Какое великолепие! Какая нищета! Какая человечность! Какое бесчеловечие! Какая взаимная доброжелательность! Какое одиночество! Какая преданность идеалам! Какое лицемерие! Какое торжество совести! Какое двуличие! Америка противоположностей может (хотя и не обязательно должна) открыться перед успешными иммигрантами. Не достигшие успеха будут видеть лишь ее жестокость. Мне повезло, однако я всегда старался помнить, что обязан этим счастливой звезде, а не себе, что совсем рядом находятся целые районы, населенные несчастливцами. Скажу даже больше: мысль об их тяжком труде и несбывшихся надеждах, а также о гигантской системе тюрем, в которых держат ненужных людей, настраивала меня скептически по отношению к декорациям, то есть к аккуратным домикам среди зелени предместий.
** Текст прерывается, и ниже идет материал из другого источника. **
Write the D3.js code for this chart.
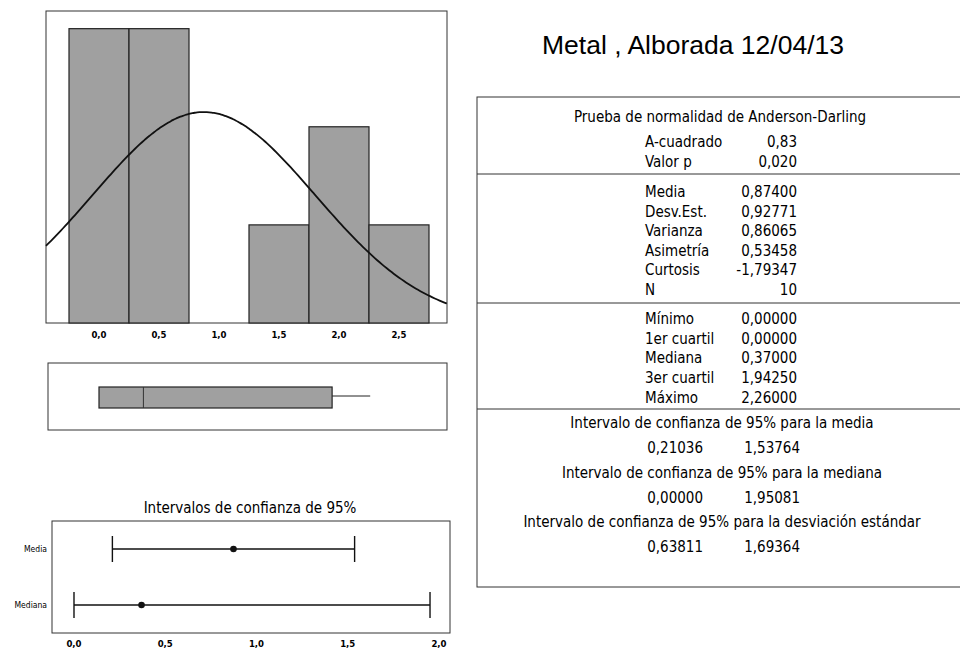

В школьные годы Америка являлась мне белым хлебом и чашкой какао в рамках продовольственной помощи Гувера и даже рубашками в голубую полоску, а вскоре после этого — фильмами с Мэри Пикфорд и Чаплином. И как бы я удивился, восхищаясь несколько позже актрисой Сильвией Сидни, если бы кто-нибудь сказал мне, что моя и ее фотографии будут соседствовать на страницах «American Biography»[49]. Кино означало, что экспансия Америки уже началась, но то же самое означали и некоторые улицы — такие как Немецкая в Вильно или та улица в Дрогобыче, которую Бруно Шульц описал под названием улицы Крокодилов. Как я мог потом убедиться, на них были похожи бедные улицы в восточной части Манхэттена.
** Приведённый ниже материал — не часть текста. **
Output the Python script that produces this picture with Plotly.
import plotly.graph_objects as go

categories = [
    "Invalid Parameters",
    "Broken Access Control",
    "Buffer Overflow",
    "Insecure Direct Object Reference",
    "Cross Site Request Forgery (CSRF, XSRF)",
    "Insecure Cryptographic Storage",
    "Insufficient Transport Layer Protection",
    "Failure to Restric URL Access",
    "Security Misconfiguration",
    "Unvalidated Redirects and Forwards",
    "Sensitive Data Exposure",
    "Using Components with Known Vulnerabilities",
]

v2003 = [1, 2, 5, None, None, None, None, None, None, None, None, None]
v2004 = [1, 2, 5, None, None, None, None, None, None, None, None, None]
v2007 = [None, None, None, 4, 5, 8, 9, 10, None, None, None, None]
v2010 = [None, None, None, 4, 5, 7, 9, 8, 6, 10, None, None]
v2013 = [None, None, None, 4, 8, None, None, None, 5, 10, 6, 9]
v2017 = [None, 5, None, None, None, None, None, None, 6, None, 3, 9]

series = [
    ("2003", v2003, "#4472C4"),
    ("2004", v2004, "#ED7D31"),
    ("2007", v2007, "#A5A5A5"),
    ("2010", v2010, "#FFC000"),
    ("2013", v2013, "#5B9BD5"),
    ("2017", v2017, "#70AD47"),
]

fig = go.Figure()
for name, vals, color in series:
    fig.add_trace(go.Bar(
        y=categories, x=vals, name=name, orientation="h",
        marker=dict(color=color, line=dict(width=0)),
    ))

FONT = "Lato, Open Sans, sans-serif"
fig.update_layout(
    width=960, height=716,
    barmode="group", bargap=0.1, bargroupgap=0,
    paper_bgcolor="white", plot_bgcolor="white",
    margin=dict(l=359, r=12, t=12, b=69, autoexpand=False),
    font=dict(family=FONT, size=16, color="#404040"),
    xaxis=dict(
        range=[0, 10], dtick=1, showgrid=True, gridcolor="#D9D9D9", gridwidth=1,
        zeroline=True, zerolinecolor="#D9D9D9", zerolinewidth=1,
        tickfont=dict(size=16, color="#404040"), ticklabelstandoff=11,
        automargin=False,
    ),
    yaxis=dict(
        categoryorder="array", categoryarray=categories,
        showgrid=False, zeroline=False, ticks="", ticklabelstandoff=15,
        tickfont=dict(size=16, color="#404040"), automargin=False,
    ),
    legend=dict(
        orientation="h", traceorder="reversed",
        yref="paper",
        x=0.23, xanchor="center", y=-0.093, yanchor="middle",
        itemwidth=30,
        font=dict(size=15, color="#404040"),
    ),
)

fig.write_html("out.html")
В этом столетии «зверь, выходящий из моря», поверг всех своих противников и соперников. Самым серьезным противником была советская Россия, ибо в столкновении с ней речь шла не только о военной силе, но и о модели человека. Попытка создать «нового человека» на основе утопических принципов была поистине титанической, и те, кто ex post недооценивают ее, видимо, не понимают, какова была ставка в этой игре. Победил «старый человек», и теперь при помощи СМИ он навязывает свой образ жизни всей планете. Оглядываясь назад, следует усматривать причины советского поражения в сфере культуры. Расходуя астрономические суммы на пропаганду, Россия так и не сумела никого убедить в превосходстве своей модели — даже в покоренных странах Европы, которые воспринимали эти попытки издевательски, видя в них неуклюжий маскарад варваров.
Противопоставляя демократическую Америку мрачному восточному тоталитаризму, «холодная война» лишала многих людей свободы суждений и даже ясности видения, коль скоро отсутствие энтузиазма к Америке могло восприниматься как крен в сторону коммунизма.
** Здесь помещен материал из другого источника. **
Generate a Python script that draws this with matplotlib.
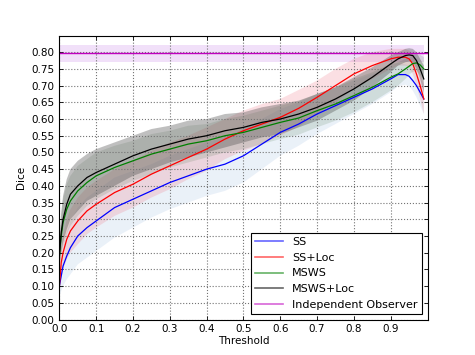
import numpy as np
import matplotlib
matplotlib.use("Agg")
import matplotlib.pyplot as plt
from matplotlib.lines import Line2D

# threshold values (x axis)
thresh = [0, 0.005, 0.01, 0.02, 0.03, 0.05, 0.075, 0.1, 0.15, 0.2, 0.25, 0.3, 0.35, 0.4, 0.45, 0.5,
          0.55, 0.6, 0.65, 0.7, 0.75, 0.8, 0.85, 0.9, 0.92, 0.94, 0.95, 0.96, 0.97, 0.98, 0.99]

# mean dice per method
ss = [0.10, 0.13, 0.16, 0.19, 0.215, 0.25, 0.275, 0.295, 0.335, 0.36, 0.385, 0.41, 0.43, 0.45, 0.465, 0.49,
      0.525, 0.56, 0.585, 0.615, 0.64, 0.665, 0.69, 0.72, 0.733, 0.733, 0.728, 0.715, 0.70, 0.68, 0.66]
ss_loc = [0.10, 0.17, 0.20, 0.24, 0.265, 0.295, 0.325, 0.345, 0.38, 0.405, 0.435, 0.46, 0.485, 0.51, 0.54, 0.565,
          0.585, 0.605, 0.632, 0.665, 0.70, 0.735, 0.76, 0.78, 0.785, 0.785, 0.78, 0.765, 0.735, 0.70, 0.66]
msws = [0.19, 0.25, 0.29, 0.33, 0.355, 0.385, 0.41, 0.43, 0.455, 0.475, 0.495, 0.51, 0.525, 0.535, 0.55, 0.56,
        0.575, 0.59, 0.603, 0.625, 0.645, 0.67, 0.695, 0.725, 0.735, 0.75, 0.758, 0.766, 0.768, 0.762, 0.75]
msws_loc = [0.19, 0.26, 0.30, 0.345, 0.375, 0.40, 0.425, 0.44, 0.465, 0.49, 0.51, 0.525, 0.54, 0.55, 0.565, 0.575,
            0.59, 0.60, 0.615, 0.635, 0.66, 0.69, 0.725, 0.765, 0.78, 0.79, 0.792, 0.79, 0.775, 0.75, 0.72]

# standard deviations
ss_std = [0.03, 0.045, 0.06, 0.07, 0.08, 0.085, 0.09, 0.09, 0.09, 0.085, 0.08, 0.08, 0.08, 0.08, 0.08, 0.08,
          0.075, 0.07, 0.065, 0.06, 0.055, 0.05, 0.045, 0.04, 0.035, 0.03, 0.03, 0.03, 0.035, 0.04, 0.045]
ss_loc_std = [0.03, 0.04, 0.05, 0.06, 0.065, 0.07, 0.07, 0.07, 0.07, 0.07, 0.07, 0.07, 0.065, 0.065, 0.06, 0.06,
              0.06, 0.055, 0.055, 0.05, 0.05, 0.045, 0.04, 0.03, 0.025, 0.025, 0.025, 0.03, 0.035, 0.04, 0.045]
msws_std = [0.04, 0.06, 0.07, 0.075, 0.075, 0.075, 0.07, 0.07, 0.065, 0.06, 0.06, 0.055, 0.055, 0.05, 0.05, 0.05,
            0.05, 0.05, 0.05, 0.05, 0.05, 0.05, 0.045, 0.04, 0.035, 0.03, 0.025, 0.025, 0.025, 0.03, 0.035]
msws_loc_std = [0.04, 0.06, 0.07, 0.075, 0.075, 0.075, 0.07, 0.07, 0.065, 0.06, 0.06, 0.055, 0.055, 0.05, 0.05, 0.045,
                0.045, 0.045, 0.04, 0.04, 0.035, 0.035, 0.03, 0.025, 0.02, 0.02, 0.02, 0.02, 0.025, 0.03, 0.04]

# independent observer
obs_mean = 0.797
obs_std = 0.025

labels = ["SS", "SS+Loc", "MSWS", "MSWS+Loc", "Independent Observer"]

fig = plt.figure(figsize=(4.75, 3.55), dpi=100)
ax = fig.add_axes([0.125, 0.1, 0.775, 0.8])

t = np.array(thresh)
series = [(ss, ss_std, "b", "#5a8ccc", 0.12),
          (ss_loc, ss_loc_std, "r", "#f07080", 0.22),
          (msws, msws_std, "g", "#3a6a3a", 0.15),
          (msws_loc, msws_loc_std, "k", "#4a4a4a", 0.35)]

ax.fill_between([0, 0.99], obs_mean - obs_std, obs_mean + obs_std, facecolor="darkviolet",
                alpha=0.12, linewidth=0)
for m, s, c, fc, a in series:
    m = np.array(m)
    s = np.array(s)
    ax.fill_between(t, m - s, m + s, facecolor=fc, alpha=a, linewidth=0)
for m, s, c, fc, a in series:
    ax.plot(t, m, color=c, linewidth=0.9)
ax.axhline(obs_mean, color="m", linewidth=1.0)

ax.set_xlim(0, 1.0)
ax.set_ylim(0, 0.85)
ax.set_xticks(np.arange(0, 0.95, 0.1))
ax.set_yticks(np.arange(0, 0.801, 0.05))
ax.set_xticklabels(["%.1f" % v for v in np.arange(0, 0.95, 0.1)])
ax.set_yticklabels(["%.2f" % v for v in np.arange(0, 0.801, 0.05)])
ax.tick_params(direction="in", top=True, right=True, labelsize=7.5, length=3, width=0.6)
ax.grid(True, linestyle=":", color="0.45", linewidth=0.8)
ax.set_xlabel("Threshold", fontsize=7.5, labelpad=1)
ax.set_ylabel("Dice", fontsize=7.5)
for sp in ax.spines.values():
    sp.set_linewidth(0.8)

handles = [Line2D([], [], color=c, alpha=0.6, linewidth=1.2) for c in ["b", "r", "g", "k", "m"]]
leg = ax.legend(handles, labels, loc="lower right", fontsize=8, fancybox=False,
                framealpha=1, edgecolor="k", borderaxespad=0.5, handlelength=2.5)
leg.get_frame().set_linewidth(0.8)

fig.savefig("out.png", dpi=100)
Двадцатый век перенес Америку в новую, неизвестную ей прежде реальность. В начале столетия художники и писатели бежали из страны, которая считалась тупой, материалистической, занятой только погоней за деньгами, в старые культурные центры Парижа и Лондона. В конце столетия художники и писатели из разных стран ездят в Америку как в страну невероятных возможностей. Уже не Париж, а Нью-Йорк становится мировой столицей живописи. В Америке у поэзии, сведенной в Западной Европе к чему-то вроде нумизматики, появились слушатели в университетских кампусах, кафедры, институты и премии. Я сознаю, что если бы остался во Франции, то не получил бы в 1978 году Нейштадтской, а затем и Нобелевской премии.